3. Synthesizer (TTS)

Converts text back to audio.
  • Providers: ElevenLabs, Cartesia, Amazon Polly (Neural and Generative).
  • Voice ID: The specific voice persona to use (e.g., “Clyde” from ElevenLabs, “Brooke” from Cartesia).

4. Language

Sets the primary language for the agent (e.g., English), dictating which models and voices apply natively to interactions.

Capabilities

Speak First

If speak_first is set to true, the agent will initiate the conversation immediately upon connection.
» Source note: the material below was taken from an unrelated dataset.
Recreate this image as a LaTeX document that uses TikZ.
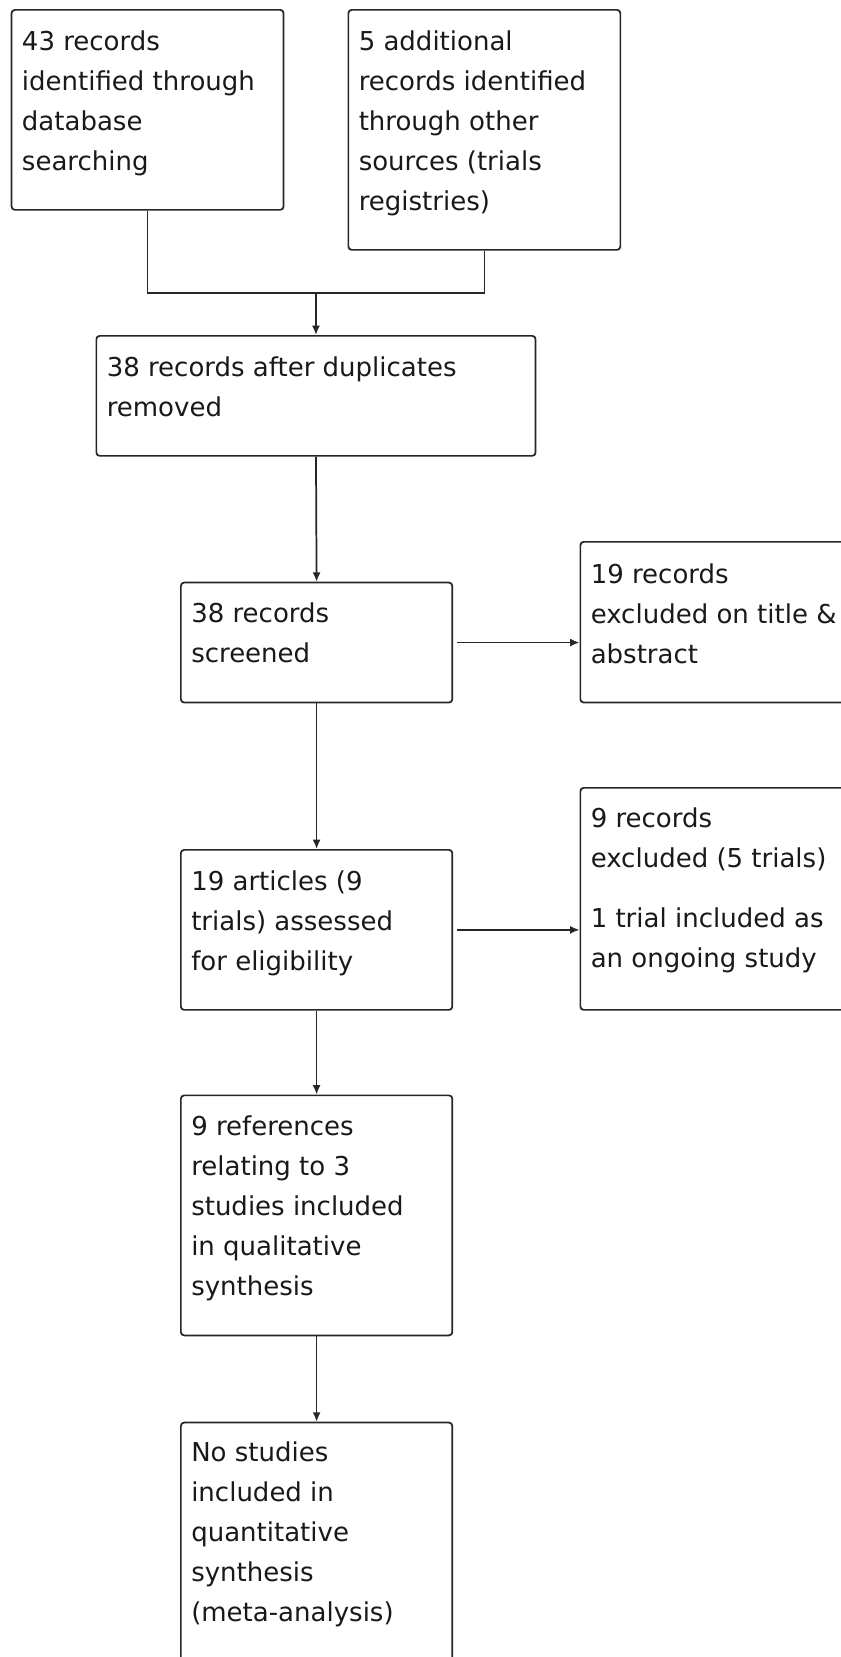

If false, it waits for the user to speak.

End Call Tool

Agents can be permitted to programmatically hang up the call when tasks are complete by enabling the end_call_tool flag.

Voicemail Detection

If enabled, the system uses Answering Machine Detection (AMD) to determine if a human or voicemail picked up.
  • Voicemail Message: Specific message to leave if a machine is detected.
  • Delay: Wait time before speaking to ensure the beep has passed.

Recording

Call recording can be toggled on/off. Recordings are stored in S3 and accessible via the API.

Tools and Knowledge

Agents can be augmented with:
  • Knowledge Base: Passive knowledge (RAG) powered by Pinecone. Attach valid kb_document_ids directly to the agent.
  • Tools: Active capabilities (API calls) attached via custom_tools.